Era il 1983, parlare di istigazione ironica al suicidio non si poteva – in un pezzo – così il testo uscì fuori un po’ meno diretto, un incitamento alla vita, a saltare a piè pari gli ostacoli che ti sembrano insormontabili.

Giraste il video come un fake live su sfondo nero, con David biondo tamarrone che faceva dei salti bestiali, e tu, che ridacchiavi: non ve lo aspettavate, vero, cari fans metallari? Tastiere!

Ma verso la fine, in quindici secondi, mettesti un solo di chitarra che non ha mai avuto uguali, quindici secondi supersonici che valevano un intero pezzo: your finest moment.

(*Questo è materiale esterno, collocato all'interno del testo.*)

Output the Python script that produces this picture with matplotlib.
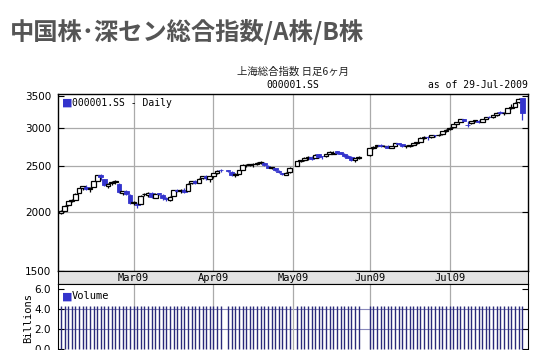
import matplotlib
matplotlib.use("Agg")
import matplotlib.pyplot as plt
import matplotlib.ticker as mticker
import numpy as np
import pandas as pd

# 取引日 (2009/2/2 - 2009/7/29, 中国の祝日を除く)
holidays = ["2009-04-06", "2009-05-01", "2009-05-28", "2009-05-29"]
dates = pd.bdate_range("2009-02-02", "2009-07-29")
dates = dates[~dates.isin(pd.to_datetime(holidays))]

opens = [1990, 2010, 2065, 2110, 2120, 2190, 2240, 2255, 2230, 2255,
         2325, 2390, 2340, 2270, 2295, 2310, 2290, 2195, 2210, 2170,
         2090, 2075, 2080, 2175, 2170, 2195, 2140, 2185, 2170, 2135,
         2120, 2160, 2220, 2210, 2225, 2210, 2295, 2320, 2300, 2350,
         2378, 2340, 2375, 2410, 2445, 2445, 2430, 2385, 2405, 2450,
         2505, 2510, 2515, 2520, 2530, 2535, 2500, 2475, 2470, 2440,
         2410, 2395, 2420, 2500, 2560, 2570, 2600, 2610, 2600, 2640,
         2620, 2615, 2645, 2650, 2680, 2670, 2650, 2625, 2610, 2565,
         2590, 2630, 2720, 2745, 2766, 2745, 2755, 2730, 2755, 2785,
         2775, 2745, 2755, 2765, 2785, 2810, 2860, 2875, 2875, 2900,
         2900, 2910, 2955, 2980, 3010, 3060, 3095, 3135, 3050, 3070,
         3105, 3110, 3090, 3140, 3165, 3160, 3190, 3240, 3225, 3235,
         3300, 3330, 3400, 3465]
highs = [2012, 2063, 2111, 2128, 2185, 2248, 2270, 2275, 2255, 2325,
         2395, 2402, 2345, 2300, 2320, 2330, 2300, 2215, 2220, 2175,
         2103, 2090, 2165, 2195, 2200, 2200, 2190, 2195, 2175, 2150,
         2160, 2222, 2235, 2230, 2240, 2295, 2325, 2330, 2350, 2380,
         2385, 2378, 2412, 2445, 2455, 2450, 2435, 2410, 2450, 2515,
         2520, 2525, 2530, 2545, 2560, 2545, 2510, 2490, 2475, 2450,
         2415, 2420, 2480, 2560, 2575, 2605, 2620, 2615, 2640, 2645,
         2625, 2650, 2685, 2690, 2690, 2675, 2655, 2630, 2620, 2600,
         2615, 2725, 2745, 2770, 2775, 2760, 2760, 2755, 2790, 2795,
         2780, 2760, 2770, 2790, 2810, 2880, 2885, 2890, 2905, 2905,
         2915, 2960, 2980, 3010, 3065, 3095, 3135, 3140, 3110, 3110,
         3120, 3120, 3140, 3170, 3175, 3195, 3240, 3255, 3240, 3305,
         3375, 3410, 3470, 3478]
lows = [1978, 2005, 2060, 2095, 2115, 2185, 2225, 2225, 2200, 2250,
        2320, 2335, 2270, 2240, 2280, 2290, 2195, 2165, 2170, 2080,
        2065, 2037, 2075, 2160, 2150, 2140, 2135, 2165, 2120, 2110,
        2105, 2155, 2200, 2195, 2195, 2210, 2290, 2285, 2295, 2340,
        2330, 2310, 2360, 2405, 2430, 2425, 2380, 2370, 2400, 2445,
        2490, 2495, 2490, 2505, 2515, 2500, 2470, 2455, 2440, 2410,
        2390, 2385, 2415, 2495, 2545, 2560, 2575, 2570, 2600, 2600,
        2580, 2605, 2640, 2640, 2650, 2640, 2610, 2590, 2560, 2550,
        2585, 2625, 2710, 2735, 2740, 2735, 2720, 2720, 2750, 2765,
        2740, 2720, 2740, 2755, 2775, 2805, 2850, 2830, 2865, 2880,
        2890, 2905, 2950, 2970, 3005, 3055, 3085, 3100, 3010, 3060,
        3095, 3080, 3085, 3130, 3150, 3155, 3185, 3220, 3200, 3230,
        3295, 3325, 3395, 3120]
closes = [2011, 2060, 2107, 2114, 2181, 2245, 2265, 2238, 2249, 2320,
          2389, 2362, 2280, 2292, 2307, 2317, 2201, 2207, 2176, 2083,
          2093, 2071, 2161, 2180, 2193, 2145, 2183, 2177, 2134, 2129,
          2153, 2218, 2214, 2218, 2197, 2290, 2316, 2299, 2346, 2374,
          2350, 2373, 2408, 2440, 2444, 2436, 2390, 2405, 2445, 2505,
          2510, 2515, 2520, 2530, 2540, 2505, 2475, 2480, 2445, 2420,
          2400, 2415, 2477, 2559, 2568, 2590, 2605, 2585, 2635, 2610,
          2616, 2645, 2675, 2665, 2655, 2650, 2625, 2600, 2575, 2590,
          2614, 2722, 2741, 2766, 2745, 2755, 2730, 2750, 2785, 2775,
          2745, 2755, 2765, 2785, 2805, 2860, 2875, 2870, 2895, 2898,
          2905, 2955, 2975, 3005, 3060, 3090, 3130, 3110, 3040, 3105,
          3113, 3090, 3135, 3165, 3160, 3190, 3235, 3230, 3235, 3300,
          3325, 3395, 3460, 3230]
volumes = [4.3] * len(dates)  # Billions

yticks = [1500, 2000, 2500, 3000, 3500]
vol_ticks = [0.0, 2.0, 4.0, 6.0]
months = ["2009-03-01", "2009-04-01", "2009-05-01", "2009-06-01", "2009-07-01"]
month_labels = ["Mar09", "Apr09", "May09", "Jun09", "Jul09"]

blue = "#3333cc"
grid_c = "#aaaaaa"
mono = "DejaVu Sans Mono"
W, H = 549, 350

# 横軸は平日の通し番号 (祝日は空き)
start = "2009-02-02"
x = np.busday_count(start, dates.values.astype("datetime64[D]"))
mx = np.busday_count(start, np.array(months, dtype="datetime64[D]"))
xlim = (-0.8, 128.6)

fig = plt.figure(figsize=(5.49, 3.5), dpi=100)
fig.patch.set_facecolor("white")


def box(l, t, r, b):
    return [l / W, 1 - b / H, (r - l) / W, (b - t) / H]


fig.text(10 / W, 1 - 32 / H, "中国株･深セン総合指数/A株/B株",
         family=["Noto Sans CJK JP", "DejaVu Sans"], fontweight="bold",
         fontsize=17.5, color="#555555", va="center", ha="left")
fig.text(293 / W, 1 - 72 / H, "上海総合指数 日足6ヶ月",
         family=["Noto Sans CJK JP", "DejaVu Sans"], fontsize=7.5,
         color="#222222", ha="center", va="center")
fig.text(293 / W, 1 - 85 / H, "000001.SS", family=mono, fontsize=7,
         ha="center", va="center")
fig.text(528 / W, 1 - 85 / H, "as of 29-Jul-2009", family=mono, fontsize=7,
         ha="right", va="center")

# 価格チャート
ax = fig.add_axes(box(58, 94, 528, 271))
ax.set_yscale("log")
ax.set_ylim(1500, 3540)
ax.set_xlim(*xlim)
wid = 1.3
for xi, o, h, l, c in zip(x, opens, highs, lows, closes):
    if c >= o:
        ax.vlines(xi, l, h, color="black", lw=0.9, zorder=3)
        ax.bar(xi, c - o if c > o else 1, bottom=o, width=wid,
               facecolor="white", edgecolor="black", lw=0.9, zorder=4)
    else:
        ax.vlines(xi, l, h, color=blue, lw=0.9, zorder=3)
        ax.bar(xi, o - c, bottom=c, width=wid, facecolor=blue,
               edgecolor=blue, lw=0.6, zorder=4)
for yv in [2000, 2500, 3000]:
    ax.axhline(yv, color=grid_c, lw=0.9, zorder=1)
for m in mx:
    ax.axvline(m, color=grid_c, lw=0.9, zorder=1)
ax.yaxis.set_major_locator(mticker.FixedLocator(yticks))
ax.yaxis.set_major_formatter(mticker.FixedFormatter([str(v) for v in yticks]))
ax.yaxis.set_minor_locator(mticker.NullLocator())
ax.tick_params(axis="y", which="major", labelsize=7.5, direction="in",
               length=4, right=True, pad=5)
ax.set_xticks([])
for s in ax.spines.values():
    s.set_linewidth(1.0)
ax.text(0.008, 0.95, "\u25a0", color=blue, transform=ax.transAxes,
        fontsize=8, va="center", ha="left")
ax.text(0.03, 0.95, "000001.SS - Daily", family=mono, fontsize=7,
        transform=ax.transAxes, va="center", ha="left")

# 日付の帯
axd = fig.add_axes(box(58, 271, 528, 284))
axd.set_facecolor("#e2e2e2")
axd.set_xlim(*xlim)
axd.set_ylim(0, 1)
axd.set_yticks([])
axd.set_xticks([])
for m, lab in zip(mx, month_labels):
    axd.text(m, 0.45, lab, family=mono, fontsize=7.5, ha="center",
             va="center")

# 出来高
axv = fig.add_axes(box(58, 284, 528, 352))
axv.set_xlim(*xlim)
axv.set_ylim(-0.35, 6.5)
axv.vlines(x, 0, volumes, color="#2a2a7a", lw=1.0, zorder=3)
for yv in [2.0, 4.0]:
    axv.axhline(yv, color="#8888bb", lw=0.8, zorder=1)
for m in mx:
    axv.axvline(m, color=grid_c, lw=0.9, zorder=1)
axv.set_yticks(vol_ticks)
axv.set_yticklabels(["%.1f" % v for v in vol_ticks])
axv.tick_params(axis="y", labelsize=7.5, direction="in", length=4,
                right=True, pad=5)
axv.set_xticks([])
axv.set_ylabel("Billions", family=mono, fontsize=7.5)
axv.yaxis.set_label_coords(-0.052, 0.5)
axv.text(0.008, 0.82, "\u25a0", color=blue, transform=axv.transAxes,
         fontsize=8, va="center", ha="left")
axv.text(0.03, 0.82, "Volume", family=mono, fontsize=7.5,
         transform=axv.transAxes, va="center", ha="left")

fig.savefig("out.png", dpi=100)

Jump volò al primo posto in USA, moltissimi si indignarono per la “svolta melodica e pop dei Van Halen”, poi pian piano capirono che avevi immensamente aperto una porta, anzi un portone, e i synth iniziarono a spuntare come funghi nei pezzi heavy e metal.

Jump è un pezzo che ha significato molto, per molti. Ma tutto il tuo lavoro, prima e dopo, è stata l’università della chitarra per generazioni di chitarristi, avvicinarsi a Eddie, al suo stile, a certi giri supersonici, era come laurearsi.

Un virtuoso come Paganini, un innovatore come Jimi Hendrix, ma anche un ragazzo schivo che, pur essendo the best in town, non l’ha mai pretesa a semidio.

You will be missed a lot. Ti vogliamo bene.